12. Give yourself a cushion. Don’t schedule every working minute because things never work out exactly as you plan them. A break in time will give you a margin for error that can compensate for lost time due to complications.
13. Give personal or family time the credit it deserves. That doesn’t mean you have to pencil in time with your spouse in your calendar, but when you set aside personal time, give it the importance that its due. Don’t think of it as time that is easily sacrificed because it’s not as important as your working time. And try to do without cell phones for the few short hours that you spend outside of work. For most of us, there won’t be any negative consequences.
14. Consider compromising time in one place to have more in another. In other words, less time at lunch or in the break room might translate into more time at home (for some people this may not be desirable). This may not guarantee that you can leave work early (in fact, it probably won’t), but it might mean you won’t have to stay later.

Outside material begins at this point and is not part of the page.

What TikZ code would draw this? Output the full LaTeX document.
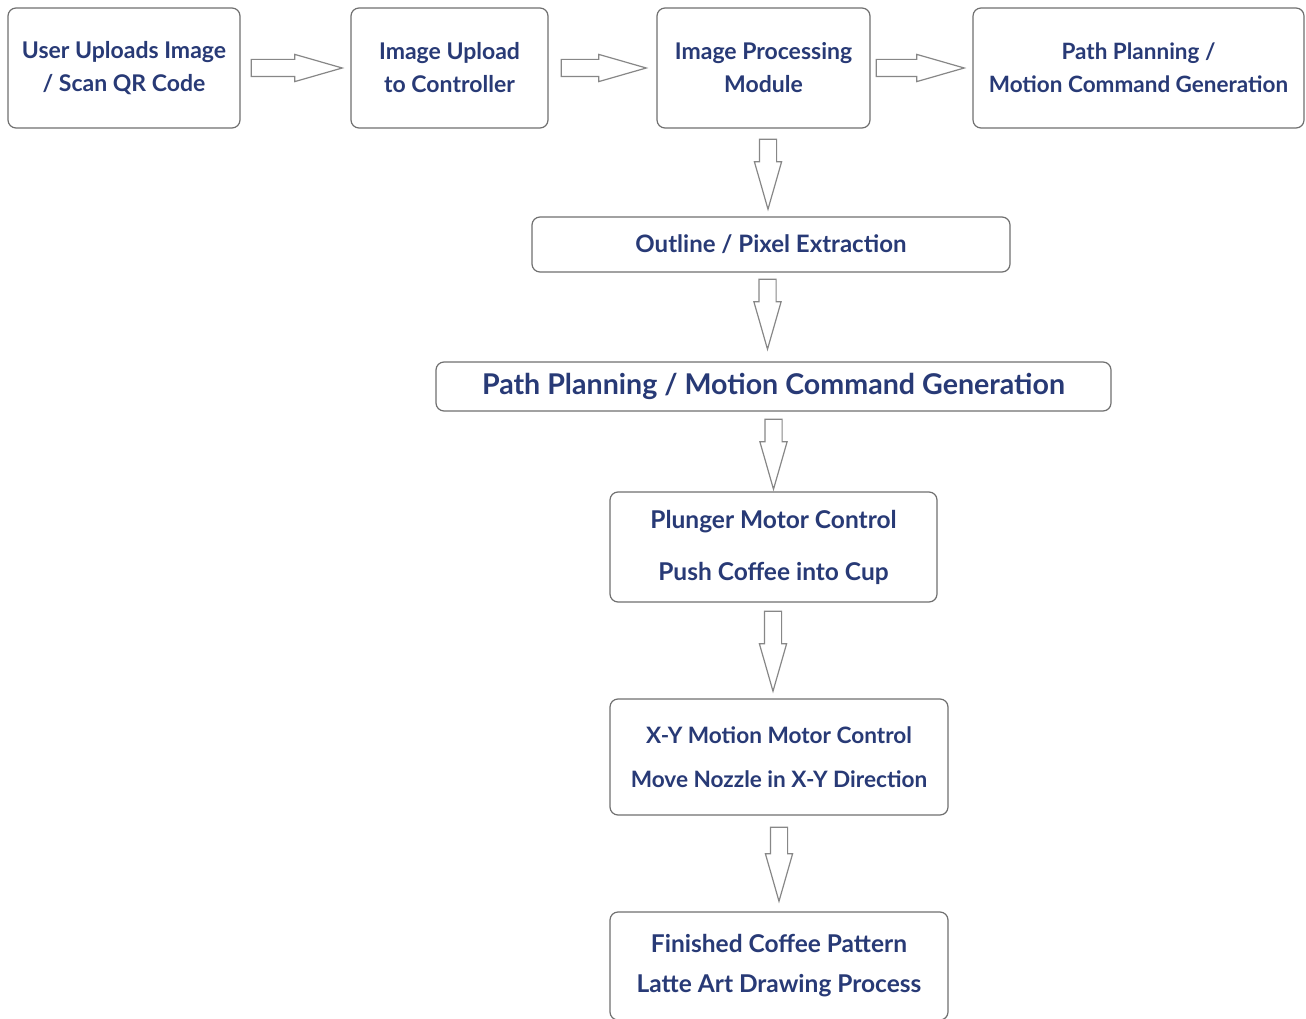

15. Defend your own time. Others will feel that their needs are greater than yours. When you multiply that effect over many people, it can simply overwhelm you, and it’s a slippery slope when you start compromising your own time to attend to everyone’s issues. So let them know (again, tactfully) that it’s not okay to interrupt you and don’t accept the preface, “I know you’re busy, but…”
As always, if you have any of your own suggestions or experiences that you'd like to share, we'd love to hear from you.
In the end, the situation and the need vary from person to person. Only you know your own circumstances, so act accordingly. It’s your life, and the impetus ultimately lies with you to decide whether or not you wish to maintain the “L” in your leisure-time, or replace it with a "W."